BBC cuts survey – A poor poll poorly reported
The BBC website reports:
A BBC-ICM poll on the effect of cuts to local government services made the prime minister think he “had died and gone to heaven.”
Responding to a question from Conservative backbencher Mark Pawsey who asked if it proved “you can get more for less” Mr Cameron said it showed “one of the many pillars of Labour’s policy that have collapsed today”, and he said “Let’s praise the BBC for once!”
Well, for once, we should criticise the BBC for a poor poll (pdf) and then reporting it badly.
The problem is that the BBC’s coverage highlights the findings that the poll has not measured well – which on the whole are good for the government – and almost completely ignored the more robust results, which are bad for the government.
The web coverage of the poll (by Mark Easton, who I should say I have always respected) starts by saying:
Many people in Britain think the quality of public services overall have been maintained or improved in the past five years despite government cuts, a poll for the BBC suggests.
The broadcast coverage that I heard had a pretty similar top line. This is no doubt what so pleased the Prime Minister.
- 40 per cent think services have got worse compared to 15 per cent who think they have got better
- 63 per cent say they are worried about cuts made to many public services (20 per cent disagree)
- 52 per cent are angry at cuts made to many public services (27 per cent disagree)
- 47 per cent think cuts to welfare and benefits have gone too far (37 per cent disagree)
Most challenging for the government given how much of the cuts have yet to come, only 27 per cent think spending needs to be reduced further compared to 54 per cent who disagree. That would be my top line finding.

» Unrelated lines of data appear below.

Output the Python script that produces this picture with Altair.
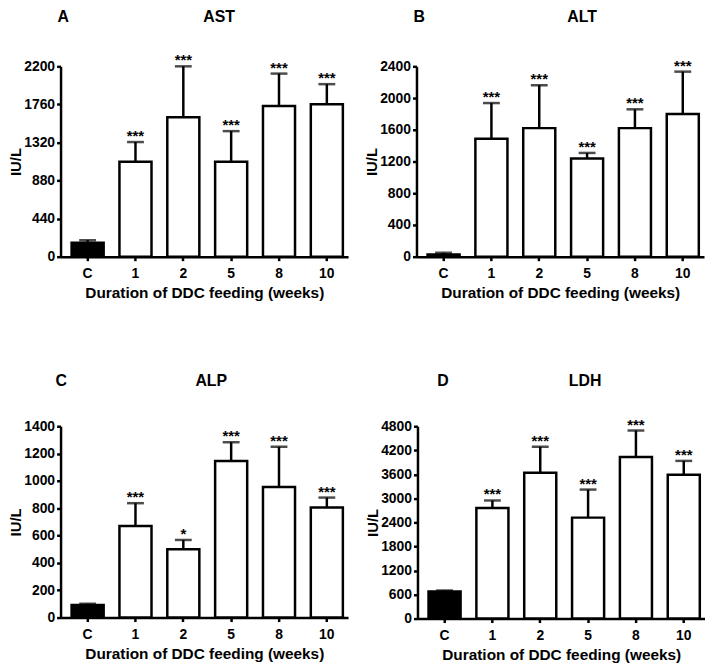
import altair as alt
import pandas as pd

categories = ["C", "1", "2", "5", "8", "10"]
groups = ["control", "ddc", "ddc", "ddc", "ddc", "ddc"]
panel_letters = ["A", "B", "C", "D"]
panel_names = ["AST", "ALT", "ALP", "LDH"]

ast_mean = [160, 1096, 1612, 1096, 1742, 1761]
ast_upper = [191, 1325, 2200, 1451, 2116, 1994]
ast_sig = ["", "***", "***", "***", "***", "***"]

alt_mean = [29, 1487, 1621, 1237, 1621, 1800]
alt_upper = [50, 1937, 2162, 1308, 1858, 2333]
alt_sig = ["", "***", "***", "***", "***", "***"]

alp_mean = [92, 670, 500, 1145, 956, 805]
alp_upper = [102, 837, 568, 1283, 1250, 878]
alp_sig = ["", "***", "*", "***", "***", "***"]

ldh_mean = [675, 2758, 3639, 2519, 4034, 3590]
ldh_upper = [700, 2947, 4289, 3219, 4693, 3935]
ldh_sig = ["", "***", "***", "***", "***", "***"]

y_max = [2200, 2400, 1400, 4800]
y_step = [440, 400, 200, 600]

FONT = "Liberation Sans"
W = 290


def panel(i, mean, upper, sig, height, title_y, letter_x, name_x):
    df = pd.DataFrame({"week": categories, "mean": mean, "upper": upper,
                       "sig": sig, "group": groups})
    xscale = alt.Scale(paddingInner=0.33, paddingOuter=0.17, align=0.68)
    xaxis = alt.Axis(title="Duration of DDC feeding (weeks)", labelAngle=0,
                     labelPadding=6, titlePadding=5, titleFontSize=15.5)
    yscale = alt.Scale(domain=[0, y_max[i]], nice=False, zero=True)
    yaxis = alt.Axis(values=list(range(0, y_max[i] + 1, y_step[i])), title="IU/L",
                     format="d", labelOverlap=False,
                     titleFontSize=15, titlePadding=0, labelPadding=2)

    def xs():
        return alt.X("week:N", sort=categories, scale=xscale, axis=xaxis)

    def ys(field):
        return alt.Y(field, scale=yscale, axis=yaxis)

    base = alt.Chart(df)
    bars = base.mark_bar(stroke="black", strokeWidth=2.5).encode(
        x=xs(),
        y=ys("mean:Q"),
        fill=alt.Fill("group:N", scale=alt.Scale(domain=["control", "ddc"],
                                                 range=["black", "white"]), legend=None),
    )
    err = base.mark_rule(strokeWidth=2.5, color="black").encode(
        x=xs(), y=ys("mean:Q"), y2="upper:Q")
    cap = base.mark_tick(orient="horizontal", size=17, thickness=2.5, color="black").encode(
        x=xs(), y=ys("upper:Q"))
    stars = base.mark_text(fontSize=15, fontWeight="bold", font=FONT, baseline="alphabetic",
                           dy=-1, color="black").encode(
        x=xs(), y=ys("upper:Q"), text="sig:N")
    tdf = pd.DataFrame({"letter": [panel_letters[i]], "name": [panel_names[i]]})
    letter = alt.Chart(tdf).mark_text(fontSize=16, fontWeight="bold", font=FONT, align="left",
                                      baseline="middle", color="black").encode(
        x=alt.value(letter_x), y=alt.value(title_y), text="letter:N")
    name = alt.Chart(tdf).mark_text(fontSize=16, fontWeight="bold", font=FONT, align="center",
                                    baseline="middle", color="black").encode(
        x=alt.value(name_x), y=alt.value(title_y), text="name:N")
    return alt.layer(bars, err, cap, stars, letter, name).properties(width=W, height=height)


pa = panel(0, ast_mean, ast_upper, ast_sig, 192, -50, -3, 160)
pb = panel(1, alt_mean, alt_upper, alt_sig, 192, -50, -3, 167)
pc = panel(2, alp_mean, alp_upper, alp_sig, 193, -46, -5, 152)
pd_ = panel(3, ldh_mean, ldh_upper, ldh_sig, 194, -46, 20, 169)

chart = alt.vconcat(
    alt.hconcat(pa, pb, spacing=16),
    alt.hconcat(pc, pd_, spacing=17),
    spacing=72,
).properties(padding={"top": -2, "left": 0, "right": 0, "bottom": 0}).configure_view(
    stroke=None
).configure_axis(
    domainColor="black", domainWidth=2.5, tickColor="black", tickWidth=2.5, tickSize=4,
    labelFont=FONT, labelFontWeight="bold", labelFontSize=14, labelColor="black",
    titleFont=FONT, titleFontWeight="bold", titleColor="black", grid=False,
    labelOverlap=False,
)

chart.save("out.html", embed_options={"renderer": "svg", "actions": False})
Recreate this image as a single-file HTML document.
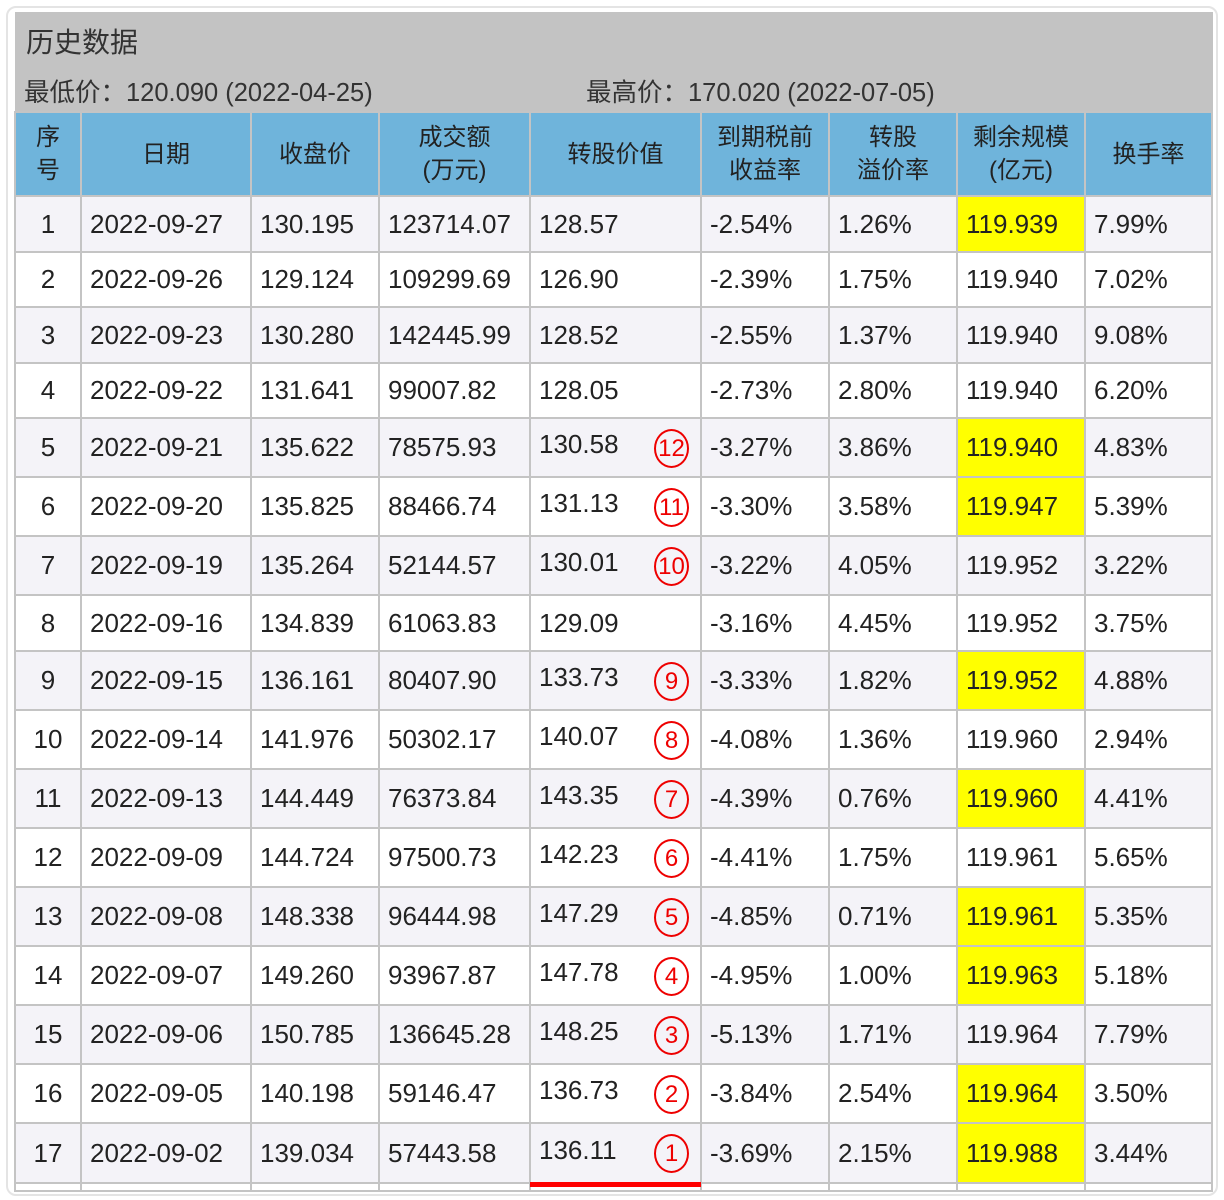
<!DOCTYPE html>
<html><head><meta charset="utf-8"><style>
body{margin:0;width:1224px;height:1200px;background:#fff;position:relative;overflow:hidden;font-family:"Liberation Sans","Noto Sans CJK SC",sans-serif;color:#222}
.frame{position:absolute;left:6px;top:6px;width:1208px;height:1186px;border:2px solid #e4e4e4;border-radius:10px}
.panel{position:absolute;left:15px;top:12px;width:1198px;height:100px;background:#c3c3c3}
.t1{position:absolute;left:26px;top:21px;font-size:28px;color:#333}
.t2{position:absolute;top:72px;font-size:25.5px;color:#333}
table{position:absolute;left:14px;top:111px;border-collapse:collapse;table-layout:fixed;font-size:26px}
td{border:2px solid #c4c4c4;padding:0 0 0 8px;white-space:nowrap;position:relative}
th{border:2px solid #c4c4c4;background:#6fb4db;font-weight:normal;font-size:24px;line-height:33px;color:#222}
tr.o td{background:#f4f3f8}
td.c{text-align:center;padding:0}
td.y{background:#ffff00!important}
.r{position:absolute;left:123px;top:50%;margin-top:-19px;width:31px;height:35px;border:2px solid #e00;border-radius:50%;color:#e00;font-size:24px;text-align:center;line-height:35px}
.v{position:relative;top:-3px}
.ul{position:absolute;left:530px;top:1182px;width:171px;height:5px;background:#f00}
</style></head><body>
<div class="frame"></div>
<div class="panel"></div>
<div class="t1">历史数据</div>
<div class="t2" style="left:24px">最低价：120.090 (2022-04-25)</div>
<div class="t2" style="left:586px">最高价：170.020 (2022-07-05)</div>
<table>
<colgroup><col style="width:66px"><col style="width:170px"><col style="width:128px"><col style="width:151px"><col style="width:171px"><col style="width:128px"><col style="width:128px"><col style="width:128px"><col style="width:127px"></colgroup>
<tr style="height:84px"><th>序<br>号</th><th>日期</th><th>收盘价</th><th>成交额<br>(万元)</th><th>转股价值</th><th>到期税前<br>收益率</th><th>转股<br>溢价率</th><th>剩余规模<br>(亿元)</th><th>换手率</th></tr>
<tr class="o" style="height:56px"><td class="c">1</td><td>2022-09-27</td><td>130.195</td><td>123714.07</td><td>128.57</td><td>-2.54%</td><td>1.26%</td><td class="y">119.939</td><td>7.99%</td></tr>
<tr style="height:55px"><td class="c">2</td><td>2022-09-26</td><td>129.124</td><td>109299.69</td><td>126.90</td><td>-2.39%</td><td>1.75%</td><td>119.940</td><td>7.02%</td></tr>
<tr class="o" style="height:56px"><td class="c">3</td><td>2022-09-23</td><td>130.280</td><td>142445.99</td><td>128.52</td><td>-2.55%</td><td>1.37%</td><td>119.940</td><td>9.08%</td></tr>
<tr style="height:55px"><td class="c">4</td><td>2022-09-22</td><td>131.641</td><td>99007.82</td><td>128.05</td><td>-2.73%</td><td>2.80%</td><td>119.940</td><td>6.20%</td></tr>
<tr class="o" style="height:59px"><td class="c">5</td><td>2022-09-21</td><td>135.622</td><td>78575.93</td><td><span class="v">130.58</span><div class="r">12</div></td><td>-3.27%</td><td>3.86%</td><td class="y">119.940</td><td>4.83%</td></tr>
<tr style="height:59px"><td class="c">6</td><td>2022-09-20</td><td>135.825</td><td>88466.74</td><td><span class="v">131.13</span><div class="r">11</div></td><td>-3.30%</td><td>3.58%</td><td class="y">119.947</td><td>5.39%</td></tr>
<tr class="o" style="height:59px"><td class="c">7</td><td>2022-09-19</td><td>135.264</td><td>52144.57</td><td><span class="v">130.01</span><div class="r">10</div></td><td>-3.22%</td><td>4.05%</td><td>119.952</td><td>3.22%</td></tr>
<tr style="height:56px"><td class="c">8</td><td>2022-09-16</td><td>134.839</td><td>61063.83</td><td>129.09</td><td>-3.16%</td><td>4.45%</td><td>119.952</td><td>3.75%</td></tr>
<tr class="o" style="height:59px"><td class="c">9</td><td>2022-09-15</td><td>136.161</td><td>80407.90</td><td><span class="v">133.73</span><div class="r">9</div></td><td>-3.33%</td><td>1.82%</td><td class="y">119.952</td><td>4.88%</td></tr>
<tr style="height:59px"><td class="c">10</td><td>2022-09-14</td><td>141.976</td><td>50302.17</td><td><span class="v">140.07</span><div class="r">8</div></td><td>-4.08%</td><td>1.36%</td><td>119.960</td><td>2.94%</td></tr>
<tr class="o" style="height:59px"><td class="c">11</td><td>2022-09-13</td><td>144.449</td><td>76373.84</td><td><span class="v">143.35</span><div class="r">7</div></td><td>-4.39%</td><td>0.76%</td><td class="y">119.960</td><td>4.41%</td></tr>
<tr style="height:59px"><td class="c">12</td><td>2022-09-09</td><td>144.724</td><td>97500.73</td><td><span class="v">142.23</span><div class="r">6</div></td><td>-4.41%</td><td>1.75%</td><td>119.961</td><td>5.65%</td></tr>
<tr class="o" style="height:59px"><td class="c">13</td><td>2022-09-08</td><td>148.338</td><td>96444.98</td><td><span class="v">147.29</span><div class="r">5</div></td><td>-4.85%</td><td>0.71%</td><td class="y">119.961</td><td>5.35%</td></tr>
<tr style="height:59px"><td class="c">14</td><td>2022-09-07</td><td>149.260</td><td>93967.87</td><td><span class="v">147.78</span><div class="r">4</div></td><td>-4.95%</td><td>1.00%</td><td class="y">119.963</td><td>5.18%</td></tr>
<tr class="o" style="height:59px"><td class="c">15</td><td>2022-09-06</td><td>150.785</td><td>136645.28</td><td><span class="v">148.25</span><div class="r">3</div></td><td>-5.13%</td><td>1.71%</td><td>119.964</td><td>7.79%</td></tr>
<tr style="height:59px"><td class="c">16</td><td>2022-09-05</td><td>140.198</td><td>59146.47</td><td><span class="v">136.73</span><div class="r">2</div></td><td>-3.84%</td><td>2.54%</td><td class="y">119.964</td><td>3.50%</td></tr>
<tr class="o" style="height:60px"><td class="c">17</td><td>2022-09-02</td><td>139.034</td><td>57443.58</td><td><span class="v">136.11</span><div class="r">1</div></td><td>-3.69%</td><td>2.15%</td><td class="y">119.988</td><td>3.44%</td></tr>
<tr style="height:8px"><td></td><td></td><td></td><td></td><td></td><td></td><td></td><td></td><td></td></tr>
</table>
<div class="ul"></div>
</body></html>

These are all robust findings. It is a sample size of 1,000; and the questions are clear and do not lead. None are particularly good news for the government.
But this is not what dominates the BBC coverage. Instead they make two claims that are not as robust.
- The BBC ask people whether they think services have got worse (40%), better (15%) or stayed the same (42%). When reporting a question asking people to choose between two options with a further ‘neither one nor the other’ choice in the middle it is usually poor practice to lump this undecided group in with one of the others. But this is what the BBC have done by counting those who think services have stayed the same with those who think they have got better. The normal way of reporting this would be to highlight the 40 and 15 figures. People can see that a substantial group think ‘neither’ or don’t know as the quoted numbers do not add up to 100. It would have been just as bad to say 82 per cent of respondents think that services have got worse or stayed the same, even though the Prime Minister claims: “We have demonstrated in government that you can make reductions but improve services.”
- The section of the poll that deals with specific services also presents problems. This is not a good way of measuring people’s experiences of services. That would require a much more thorough survey of service users. Not all service users would have used the same services five years. Those who used libaries five years ago, but no longer do would not be counted as library users in the BBC sample. And worst of all they present a finding based on a sample of 35 – a tiny number for a survey. I would never allow that in a TUC release.
- And of course there are many services that are used by a very small proportion of the population but cost a lot and have been cut severely. These include services for vulnerable adults and children. People who have completely lost home care (most councils now only help those in the highest category of need) would, again. not count as service users as they can’t use a service that has been cut.
That’s not to say that none of these findings are of interest, but their presentation is skewed. 100 per cent of this reader is pretty cross.